INPUT DATA start
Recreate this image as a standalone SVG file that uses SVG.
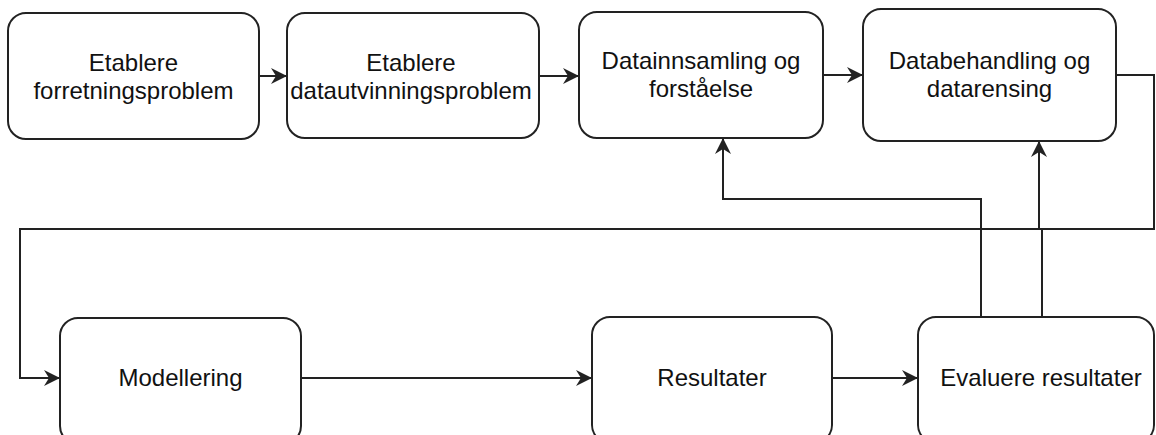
<svg xmlns="http://www.w3.org/2000/svg" width="1156" height="435" viewBox="0 0 1156 435">
  <defs>
    <marker id="arrow" markerUnits="userSpaceOnUse" markerWidth="18" markerHeight="18" viewBox="0 0 18 18" refX="16" refY="9" orient="auto">
      <path d="M0,1 L16,9 L0,17 L5,9 Z" fill="#222"/>
    </marker>
    <style>
      .box { fill: #ffffff; stroke: #222; stroke-width: 2; }
      .label { font-family: "Liberation Sans", Arial, sans-serif; font-size: 24px; fill: #111; text-anchor: middle; }
      .edge { fill: none; stroke: #222; stroke-width: 2; }
      .arrowed { marker-end: url(#arrow); }
    </style>
  </defs>

  <rect width="1156" height="435" fill="#ffffff"/>

  <!-- connectors -->
  <g id="connectors">
    <path class="edge arrowed" d="M259,76 H287"/>
    <path class="edge arrowed" d="M539,76 H579"/>
    <path class="edge arrowed" d="M823,75 H863"/>
    <path class="edge arrowed" d="M1116,75 H1154 V229 H20 V378 H60"/>
    <path class="edge arrowed" d="M301,378 H592"/>
    <path class="edge arrowed" d="M832,378 H918"/>
    <path class="edge arrowed" d="M981,317 V199 H723 V138"/>
    <path class="edge arrowed" d="M1042,317 V229 H1039 V141"/>
  </g>

  <!-- top row -->
  <g id="node-forretningsproblem">
    <rect class="box" x="8" y="13" width="251" height="126" rx="18" ry="18"/>
    <text class="label" x="133.5" y="71">Etablere</text>
    <text class="label" x="133.5" y="99">forretningsproblem</text>
  </g>

  <g id="node-datautvinningsproblem">
    <rect class="box" x="287" y="13" width="252" height="125" rx="18" ry="18"/>
    <text class="label" x="411" y="71">Etablere</text>
    <text class="label" x="411" y="99">datautvinningsproblem</text>
  </g>

  <g id="node-datainnsamling">
    <rect class="box" x="579" y="12" width="244" height="126" rx="18" ry="18"/>
    <text class="label" x="701" y="69">Datainnsamling og</text>
    <text class="label" x="701" y="97">forståelse</text>
  </g>

  <g id="node-databehandling">
    <rect class="box" x="863" y="9" width="253" height="132" rx="18" ry="18"/>
    <text class="label" x="989.5" y="69">Databehandling og</text>
    <text class="label" x="989.5" y="97">datarensing</text>
  </g>

  <!-- bottom row -->
  <g id="node-modellering">
    <rect class="box" x="60" y="318" width="241" height="126" rx="18" ry="18"/>
    <text class="label" x="180.5" y="386">Modellering</text>
  </g>

  <g id="node-resultater">
    <rect class="box" x="592" y="317" width="240" height="126" rx="18" ry="18"/>
    <text class="label" x="712" y="386">Resultater</text>
  </g>

  <g id="node-evaluere">
    <rect class="box" x="918" y="317" width="236" height="126" rx="18" ry="18"/>
    <text class="label" x="1041" y="386">Evaluere resultater</text>
  </g>
</svg>
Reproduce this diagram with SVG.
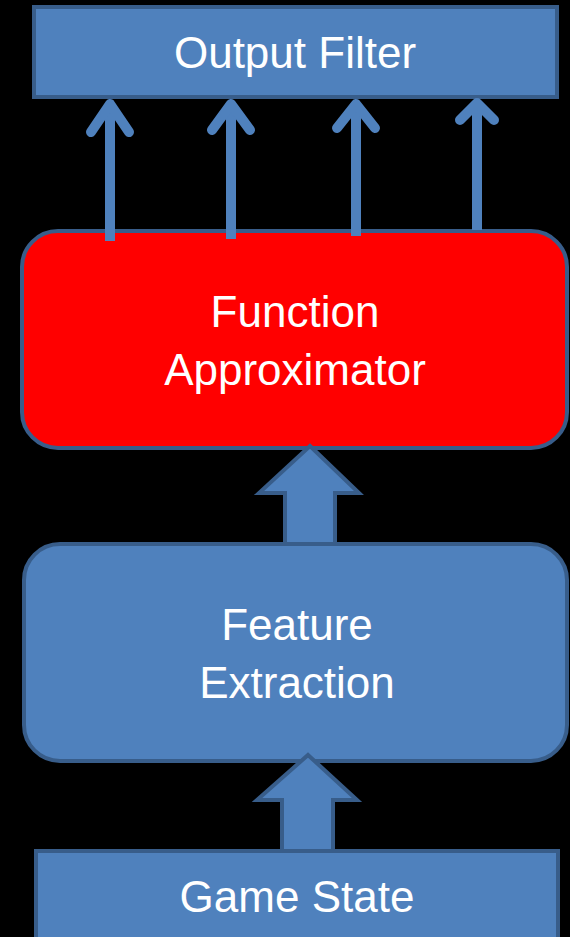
INPUT DATA end
■ INSTRUCTIONS TO FOLLOW ■
Without including any pictures, print each record exactly.

■ RESPONSE TO THE TASK ■
Recreate this image as a standalone SVG file that uses SVG.
<svg xmlns="http://www.w3.org/2000/svg" width="1156" height="435" viewBox="0 0 1156 435">
  <defs>
    <marker id="arrow" markerUnits="userSpaceOnUse" markerWidth="18" markerHeight="18" viewBox="0 0 18 18" refX="16" refY="9" orient="auto">
      <path d="M0,1 L16,9 L0,17 L5,9 Z" fill="#222"/>
    </marker>
    <style>
      .box { fill: #ffffff; stroke: #222; stroke-width: 2; }
      .label { font-family: "Liberation Sans", Arial, sans-serif; font-size: 24px; fill: #111; text-anchor: middle; }
      .edge { fill: none; stroke: #222; stroke-width: 2; }
      .arrowed { marker-end: url(#arrow); }
    </style>
  </defs>

  <rect width="1156" height="435" fill="#ffffff"/>

  <!-- connectors -->
  <g id="connectors">
    <path class="edge arrowed" d="M259,76 H287"/>
    <path class="edge arrowed" d="M539,76 H579"/>
    <path class="edge arrowed" d="M823,75 H863"/>
    <path class="edge arrowed" d="M1116,75 H1154 V229 H20 V378 H60"/>
    <path class="edge arrowed" d="M301,378 H592"/>
    <path class="edge arrowed" d="M832,378 H918"/>
    <path class="edge arrowed" d="M981,317 V199 H723 V138"/>
    <path class="edge arrowed" d="M1042,317 V229 H1039 V141"/>
  </g>

  <!-- top row -->
  <g id="node-forretningsproblem">
    <rect class="box" x="8" y="13" width="251" height="126" rx="18" ry="18"/>
    <text class="label" x="133.5" y="71">Etablere</text>
    <text class="label" x="133.5" y="99">forretningsproblem</text>
  </g>

  <g id="node-datautvinningsproblem">
    <rect class="box" x="287" y="13" width="252" height="125" rx="18" ry="18"/>
    <text class="label" x="411" y="71">Etablere</text>
    <text class="label" x="411" y="99">datautvinningsproblem</text>
  </g>

  <g id="node-datainnsamling">
    <rect class="box" x="579" y="12" width="244" height="126" rx="18" ry="18"/>
    <text class="label" x="701" y="69">Datainnsamling og</text>
    <text class="label" x="701" y="97">forståelse</text>
  </g>

  <g id="node-databehandling">
    <rect class="box" x="863" y="9" width="253" height="132" rx="18" ry="18"/>
    <text class="label" x="989.5" y="69">Databehandling og</text>
    <text class="label" x="989.5" y="97">datarensing</text>
  </g>

  <!-- bottom row -->
  <g id="node-modellering">
    <rect class="box" x="60" y="318" width="241" height="126" rx="18" ry="18"/>
    <text class="label" x="180.5" y="386">Modellering</text>
  </g>

  <g id="node-resultater">
    <rect class="box" x="592" y="317" width="240" height="126" rx="18" ry="18"/>
    <text class="label" x="712" y="386">Resultater</text>
  </g>

  <g id="node-evaluere">
    <rect class="box" x="918" y="317" width="236" height="126" rx="18" ry="18"/>
    <text class="label" x="1041" y="386">Evaluere resultater</text>
  </g>
</svg>
Reproduce this diagram with SVG.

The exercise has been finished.